In tema di tutela delle condizioni di igiene e sicurezza dei luoghi di lavoro, la nozione legale di dispositivi di protezione individuale non deve essere intesa come limitata alle attrezzature appositamente create e commercializzate per la protezione di specifici rischi alla salute in base a caratteristiche tecniche certificate, ma va riferita a qualsiasi attrezzatura, complemento o accessorio che possa in concreto costituire una barriera protettiva rispetto a qualsiasi rischio per la salute e la sicurezza del lavoratore, in conformità con l’articolo 2087 c.c.; ne consegue la configurabilità a carico del datore di lavoro di un obbligo di continua fornitura e di mantenimento in stato di efficienza degli indumenti di lavoro inquadrabili nella categoria dei DPI.

La vicenda nasce dalla richiesta di tre lavoratori nei confronti della società, datrice di lavoro, volte alla condanna di quest’ultima al pagamento – a titolo risarcitorio – dell’equivalente del costo affrontato per il lavaggio delle divise, in quanto (“dispositivi di protezione individuale”).

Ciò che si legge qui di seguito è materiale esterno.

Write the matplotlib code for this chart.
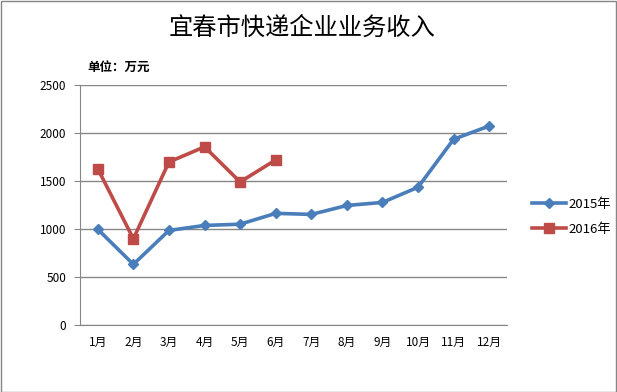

I giudici di merito richiamando l’art. 74, comma 2, del d.lgs 81/2008, hanno escluso che «gli indumenti “ordinari” forniti ai lavoratori addetti alla pulizia fossero riconducibili ai DPI, in quanto privi della potenzialità di costituire una barriera protettiva, sia pure ridotta o limitata, rispetto a qualsiasi rischio per la salute e la sicurezza del lavoratore».

I lavoratori hanno proposto ricorso per cassazione lamentando violazione e falsa applicazione degli artt. 2087 c.c., 74, comma 1, e 77, comma 4, lett. a), del d.lgs. n. 81 del 2008, laddove la Corte d’Appello ha escluso che «gli indumenti da lavoro forniti dalla Società potessero essere qualificati come DPI».

La Corte di cassazione ha accolto il motivo di ricorso, ricordando il costante orientamento secondo il quale «in tema di tutela delle condizioni di igiene e sicurezza dei luoghi di lavoro, la nozione legale di DPI non deve essere intesa come limitata alle attrezzature appositamente create e commercializzate per la protezione di specifici rischi alla salute in base a caratteristiche tecniche certificate, ma va riferita a qualsiasi attrezzatura, complemento o accessorio che possa in concreto costituire una barriera protettiva rispetto a qualsiasi rischio per la salute e la sicurezza del lavoratore, in conformità con l’art. 2087 c.c.; ne consegue la configurabilità a carico del datore di lavoro di un obbligo di continua fornitura e di mantenimento in stato di efficienza degli indumenti di lavoro inquadrabili nella categoria dei DPI».

La Corte ha, quindi, cassato la sentenza della Corte d’Appello con rinvio concludendo che «il riferimento dell’art. 74 del d.lgs. n. 81 del 2008 a “qualsiasi attrezzatura” nonché ad “ogni complemento o accessorio” destinati al fine di proteggere il lavoratore “contro uno o più rischi suscettibili di minacciarne la sicurezza e la salute durante il lavoro”, deve essere inteso nella più ampia latitudine proprio in ragione della finalizzazione a tutela del bene primario della salute e dell’ampiezza della protezione garantita dall’ordinamento attraverso non solo disposizioni che pongono specifici obblighi di prevenzione e protezione a carico del datore di lavoro, ma anche attraverso la norma di chiusura di cui all’art. 2087 c.c.; con la conseguenza che la previsione normativa secondo cui il datore mantiene in efficienza i DPI e ne assicura le condizioni d’igiene, mediante la manutenzione, le riparazioni e le sostituzioni necessarie, va letta quale disposizione introduttiva di un ulteriore obbligo di carattere generale, posto a carico del datore di lavoro, di adeguatezza dei DPI e di manutenzione dei medesimi».